This post was originally published on here
A giant structure hidden deep beneath the Atlantic Ocean is giving scientists a new reason to look past the legends of the Bermuda Triangle and focus instead on what lies below the seafloor.
Researchers have identified an unusually thick layer of rock buried beneath the oceanic crust under Bermuda. The layer measures about 12.4 miles (20 kilometers) in thickness. Scientists say no other known rock layer of this type has ever been found at such a scale anywhere in the world.
The discovery sets the Bermuda region apart from other parts of the ocean with similar geology. Researchers describe the layer as unprecedented and unlike anything previously documented beneath the Atlantic seafloor.
An unexpected layer beneath the ocean crust
Under normal conditions, the oceanic crust sits directly on top of Earth’s mantle. Beneath Bermuda, however, researchers found something different.
“Typically, you have the bottom of the oceanic crust, and then it would be expected to be the mantle,” said William Frazer, the study’s lead author and a seismologist at Carnegie Science in Washington, D.C. “But in Bermuda, there is this other layer that is emplaced beneath the crust, within the tectonic plate that Bermuda sits on.”
Scientists have not yet determined how or when this layer formed. Frazer said it may help explain another long-standing geological mystery linked to Bermuda.
A swell without active volcanism
Bermuda sits on an oceanic swell, a broad rise in the seafloor where the crust stands higher than surrounding areas. In many regions, such swells form above mantle hotspots, where hot material rises, fueling volcanic activity. Island chains such as Hawaii developed through this process. Once tectonic plates move away from a hotspot, volcanic activity usually ends, and the uplifted seafloor gradually sinks.
Bermuda does not follow that pattern. The island shows no signs of ongoing volcanism, and its last known eruption occurred about 31 million years ago. Despite that long period of inactivity, the oceanic swell beneath the island has not subsided.
Scientists continue to debate what is happening deep beneath the region. No volcanic eruptions are occurring at the surface, and there is no clear evidence of an active hotspot today.
Earthquake waves reveal what lies below
To investigate the structure beneath Bermuda, Frazer and co-author Jeffrey Park turned to seismic data. Park is a professor of Earth and planetary sciences at Yale University.
The researchers analyzed recordings from a seismic station on Bermuda that detected waves from large earthquakes worldwide. As these waves traveled through Earth’s interior, they changed speed and direction when they passed through different types of rock. By tracking those changes, the team created an image of Earth’s structure down to about 31 miles, or 50 kilometers, beneath Bermuda. The data revealed the massive, unusually thick rock layer beneath the oceanic crust.

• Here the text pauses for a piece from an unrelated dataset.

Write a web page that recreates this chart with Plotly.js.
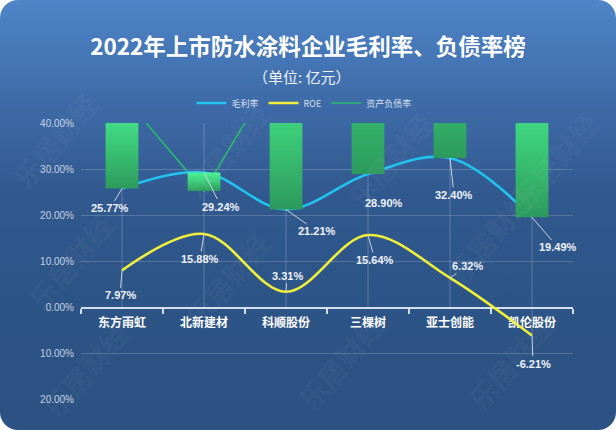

Researchers found that the layer is less dense than the surrounding rock, a property that may help support the elevated seafloor above it. The findings were published Nov. 28 in the journal Geophysical Research Letters.
Clues from Bermuda’s volcanic past
Independent research suggests Bermuda’s geological history differs from that of classic volcanic islands. “There is still this material that is left over from the days of active volcanism under Bermuda that is helping to potentially hold it up as this area of high relief in the Atlantic Ocean,” said Sarah Mazza, a geologist at Smith College in Massachusetts who was not involved in the study.
Mazza’s research shows that Bermuda’s lava is low in silica, a chemical signature linked to carbon-rich rock. That points to a deep mantle source rather than shallow volcanic processes. In a separate study published in September in the journal Geology, Mazza analyzed zinc isotope patterns in Bermuda rock samples. The results suggest the carbon originated deep within the mantle.
Mazza said this material was likely pushed into the mantle hundreds of millions of years ago during the formation of the supercontinent Pangea, between about 900 million and 300 million years ago.
Why Bermuda may be different
This deep history may explain why Bermuda does not resemble islands formed above hotspots in the Pacific or Indian oceans. The Atlantic Ocean opened when Pangea split apart and is geologically younger than the older ocean basins. “The fact that we are in an area that was previously the heart of the last supercontinent is, I think, part of the story of why this is unique,” Mazza said.
Frazer is now examining seismic data from other islands to see whether similar structures exist elsewhere or whether Bermuda is truly one of a kind. He said studying extreme cases like Bermuda helps scientists better understand which geological processes are rare and which shape Earth more broadly.